Three interesting projects
- Hjorthagen gas holders: Two former gas holders will be converted into residences and cultural venues, including a new, 47-storey skyscraper by Herzog & de Meuron. The expected completion date is 2016.
- The new Slussen: Foster + Partners and Berg Arkitektkontor recently won the competition for restructuring Stockholm’s crucial transportation hub. The project will be finished by 2022.
- Scandic Victoria Tower: Swedish architect Gert Wingårdh is designing a 34-storey hotel in Kista, which will be among the highest buildings in Stockholm. It will open in September 2011.
Smiles to go
Finland — TRANSPORT
It’s the little things that count – and a happy face is definitely one of them. In Helsinki, a local youth group has initiated a campaign urging citizens to smile at bus drivers.
Too often, it is claimed, passengers buy their tickets or register their travel cards without saying a word or even looking at the driver. The campaign, which features posters with sulky and smiling faces, aims to make life sunnier for both the passengers and the drivers.
Reception has been positive – but critics point out that in order for the scheme to really work, maybe the drivers should start smiling too.
Germany — ENVIRONMENT
Germany’s second-largest city, Hamburg, has been hard at work to promote sustainable living and officials aim to cut CO2 emissions by 40 per cent by 2020.

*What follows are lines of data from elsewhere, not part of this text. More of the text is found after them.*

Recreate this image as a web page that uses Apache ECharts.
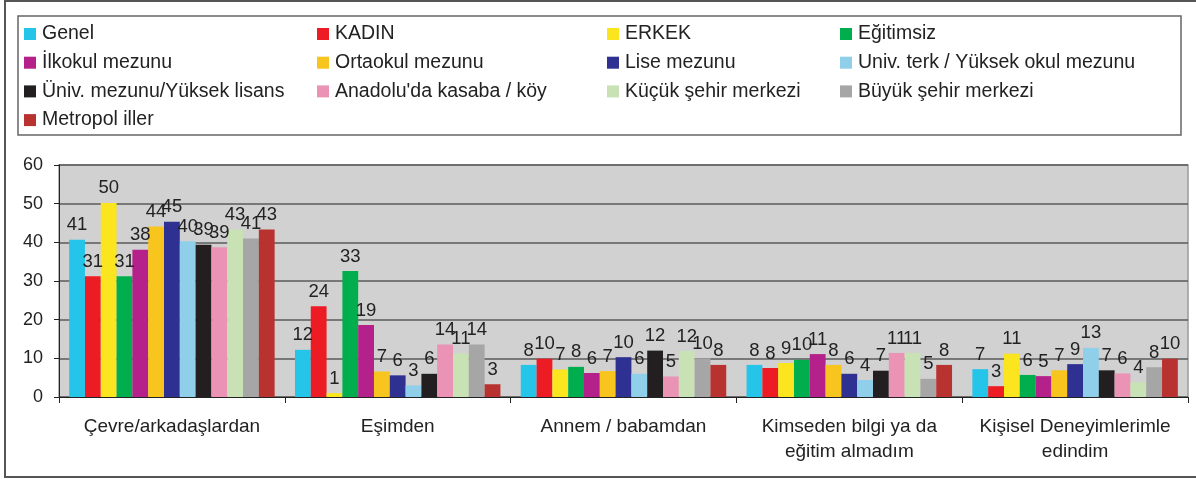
<!DOCTYPE html>
<html>
<head>
<meta charset="utf-8">
<script src="https://cdn.jsdelivr.net/npm/echarts@6/dist/echarts.min.js"></script>
<style>
  html, body { margin: 0; padding: 0; background: #fff; }
  #container { width: 1196px; height: 479px; }
</style>
</head>
<body>
<div id="container"></div>
<script>
// categories on the x axis
const categories = [
    'Çevre/arkadaşlardan',
    'Eşimden',
    'Annem / babamdan',
    'Kimseden bilgi ya da\neğitim almadım',
    'Kişisel Deneyimlerimle\nedindim'
];

// series names (legend order)
const seriesNames = [
    'Genel', 'KADIN', 'ERKEK', 'Eğitimsiz',
    'İlkokul mezunu', 'Ortaokul mezunu', 'Lise mezunu', 'Univ. terk / Yüksek okul mezunu',
    'Üniv. mezunu/Yüksek lisans', "Anadolu'da kasaba / köy", 'Küçük şehir merkezi', 'Büyük şehir merkezi',
    'Metropol iller'
];

const seriesColors = [
    '#25c4e9', '#ed1c24', '#fae51e', '#00ae4d',
    '#b5218a', '#f8c41e', '#2e3191', '#8fcfea',
    '#231f20', '#ea93b5', '#c9e2b5', '#a6a6a6',
    '#b83330'
];

// values per series, one per category
const genel      = [40.7, 12.2, 8.3, 8.3, 7.2];
const kadin      = [31.2, 23.5, 9.9, 7.5, 2.8];
const erkek      = [50.2, 1.0, 7.1, 8.8, 11.2];
const egitimsiz  = [31.2, 32.6, 7.8, 9.6, 5.7];
const ilkokul    = [38.1, 18.6, 6.2, 11.1, 5.4];
const ortaokul   = [44.1, 6.6, 6.7, 8.3, 6.9];
const lise       = [45.3, 5.6, 10.3, 6.0, 8.5];
const univTerk   = [40.3, 3.0, 6.0, 4.4, 12.7];
const univMezunu = [39.4, 6.0, 12.0, 6.8, 6.9];
const anadolu    = [38.7, 13.6, 5.3, 11.4, 6.1];
const kucukSehir = [43.3, 11.3, 11.9, 11.4, 3.8];
const buyukSehir = [41.0, 13.6, 10.0, 4.7, 7.7];
const metropol   = [43.3, 3.3, 8.3, 8.3, 9.9];

const allValues = [genel, kadin, erkek, egitimsiz, ilkokul, ortaokul, lise,
    univTerk, univMezunu, anadolu, kucukSehir, buyukSehir, metropol];

// y axis ticks
const yMin = 0, yMax = 60, yStep = 10;

// legend columns (as in the original Excel layout)
const legendColumns = [
    { left: 24,  names: [0, 4, 8, 12] },
    { left: 317, names: [1, 5, 9] },
    { left: 607, names: [2, 6, 10] },
    { left: 840, names: [3, 7, 11] }
];

const FONT = '"Liberation Sans", Arial, sans-serif';

const dom = document.getElementById('container');
const myChart = echarts.init(dom, null, { renderer: 'canvas' });

const series = seriesNames.map(function (name, i) {
    return {
        name: name,
        type: 'bar',
        barGap: '0%',
        barCategoryGap: '9%',
        itemStyle: { color: seriesColors[i] },
        label: {
            show: true,
            position: 'top',
            distance: 5,
            color: '#222',
            fontFamily: FONT,
            fontSize: 18.5,
            formatter: function (p) { return Math.round(p.value); }
        },
        data: allValues[i]
    };
});

const legends = legendColumns.map(function (col) {
    return {
        orient: 'vertical',
        left: col.left,
        top: 24,
        padding: 0,
        itemWidth: 12,
        itemHeight: 12,
        itemGap: 8.7,
        icon: 'rect',
        selectedMode: false,
        textStyle: {
            fontFamily: FONT,
            fontSize: 19.5,
            color: '#222',
            lineHeight: 20,
            padding: [0, 0, 0, 1]
        },
        data: col.names.map(function (k) { return seriesNames[k]; })
    };
});

const option = {
    backgroundColor: '#fff',
    animation: false,
    textStyle: { fontFamily: FONT },
    graphic: [
        {
            type: 'rect',
            shape: { x: 5, y: 1, width: 1200, height: 476 },
            style: { fill: 'none', stroke: '#555', lineWidth: 2 },
            silent: true,
            z: -1
        },
        {
            type: 'rect',
            shape: { x: 18, y: 16, width: 1163, height: 119 },
            style: { fill: 'none', stroke: '#666', lineWidth: 1.5 },
            silent: true,
            z: -1
        }
    ],
    legend: legends,
    grid: {
        left: 59,
        right: 8,
        top: 165,
        bottom: 82,
        show: true,
        backgroundColor: '#d1d1d1',
        borderColor: '#9a9a9a',
        borderWidth: 1.5
    },
    xAxis: {
        type: 'category',
        data: categories,
        axisLine: { lineStyle: { color: '#222', width: 1 } },
        axisTick: { show: true, interval: 0, length: 6, lineStyle: { color: '#222' } },
        axisLabel: {
            interval: 0,
            margin: 17,
            color: '#222',
            fontFamily: FONT,
            fontSize: 19,
            lineHeight: 25
        }
    },
    yAxis: {
        type: 'value',
        min: yMin,
        max: yMax,
        interval: yStep,
        axisLine: { show: true, lineStyle: { color: '#222', width: 1 } },
        axisTick: { show: true, length: 5, lineStyle: { color: '#222' } },
        axisLabel: {
            margin: 16,
            color: '#222',
            fontFamily: FONT,
            fontSize: 18
        },
        splitLine: { lineStyle: { color: '#5a5a5a', width: 1.5 } }
    },
    series: series
};

myChart.setOption(option);
</script>
</body>
</html>
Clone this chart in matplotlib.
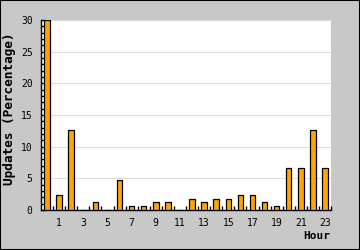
import matplotlib
matplotlib.use("Agg")
import matplotlib.pyplot as plt
from matplotlib.patches import Rectangle
from matplotlib.ticker import MultipleLocator, FixedLocator

horas = list(range(24))
updates = [30.0, 2.3, 12.6, 0, 1.2, 0, 4.7, 0.6, 0.6, 1.2, 1.2, 0,
           1.7, 1.2, 1.7, 1.7, 2.3, 2.3, 1.2, 0.6, 6.6, 6.6, 12.6, 6.6]
rotulos_x = [str(h) for h in horas if h % 2 == 1]
posicoes_x = [h for h in horas if h % 2 == 1]

plt.rcParams['font.family'] = ['DejaVu Sans Mono']

fig = plt.figure(figsize=(3.6, 2.5), dpi=100, facecolor="#c8c8c8")
fig.patches.append(Rectangle((0, 0), 1, 1, transform=fig.transFigure,
                             fill=False, edgecolor="black", linewidth=1.5))

ax = fig.add_axes([41 / 360, 40 / 250, 290 / 360, 190 / 250])
ax.set_facecolor("white")

ax.bar(horas, updates, width=0.45, color="#ffa500", edgecolor="black",
       linewidth=0.9, zorder=3)

ax.set_xlim(-0.5, 23.5)
ax.set_ylim(0, 30)

ax.xaxis.set_major_locator(FixedLocator(posicoes_x))
ax.set_xticklabels(rotulos_x, fontsize=7)
ax.xaxis.set_minor_locator(FixedLocator([h + 0.5 for h in horas]))
ax.tick_params(axis="x", which="major", length=0, pad=6)
ax.tick_params(axis="x", which="minor", direction="in", length=3, width=1)

ax.yaxis.set_major_locator(MultipleLocator(5))
ax.yaxis.set_minor_locator(MultipleLocator(1))
ax.tick_params(axis="y", which="both", direction="in", length=3, width=1,
               labelsize=7, pad=6)

ax.grid(axis="y", which="major", color="#dcdcdc", linewidth=0.8, zorder=0)
ax.set_axisbelow(True)

for lado in ["top", "right"]:
    ax.spines[lado].set_visible(False)
for lado in ["left", "bottom"]:
    ax.spines[lado].set_linewidth(1)

fig.text(10 / 360, 1 - 109 / 250, "Updates (Percentage)", rotation=90,
         fontsize=9.2, fontweight="bold", ha="center", va="center")
fig.text(330 / 360, 1 - 236 / 250, "Hour", fontsize=8, fontweight="bold",
         ha="right", va="center")

fig.savefig("out.png", dpi=100, facecolor=fig.get_facecolor())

- Nearly all of the city’s residents are within 300m of a park and more green corridors are being made.
- The local renewable energy industry has attracted over 100 firms such as leading wind turbine maker Vestas.
- To tackle noise pollution, a canopy of vegetation will cover 4km of motorway that runs through the city.
The UK’s 12 biggest cities outside London will be able to directly elect mayors if planned legislation is passed next year. Cities such as Birmingham and Manchester had mayors in the 19th century – now they have to make do with less charismatic council leaders.
José Sá Fernandes
The Portuguese capital has the nickname “city of the seven hills” but independent councillor José Sá Fernandes is determined to open the way for cyclists. Despite criticism from drivers, residents and some cyclists, local government has completed around 40km of bike lanes. In less than a year there will be 50km.
How do you intend to increase the number of cyclists?
We want to reduce the traffic and speed limits in some areas. We’re negotiating with swimming pools and other equipped buildings to let cyclists use their showers. We’re going to start visiting schools, telling students which lanes they can use to get home. Early next year, we’ll launch a massive campaign promoting the health, traffic, environmental and safety benefits of cycling.
What about the hills?
The only problem is the historic neighbourhoods. We’ll solve that with a bicycle sharing system, electric bikes and possibly elevators. People say in times of crisis this shouldn’t be a priority. On the contrary: people will spend a lot less if they start cycling to work. And the investment on the whole project was reduced: €5m, half of it paid by firms with which we have established partnerships.
Some cyclists say the project promotes cycling as a leisure activity and not a means of transport.
The initial plan was to join the dots between green areas. But many of the paths cross the centre of the city. Getting to the old city is still difficult. We’re thinking of turning the side lanes of the main boulevards (Liberdade and República) into bike lanes.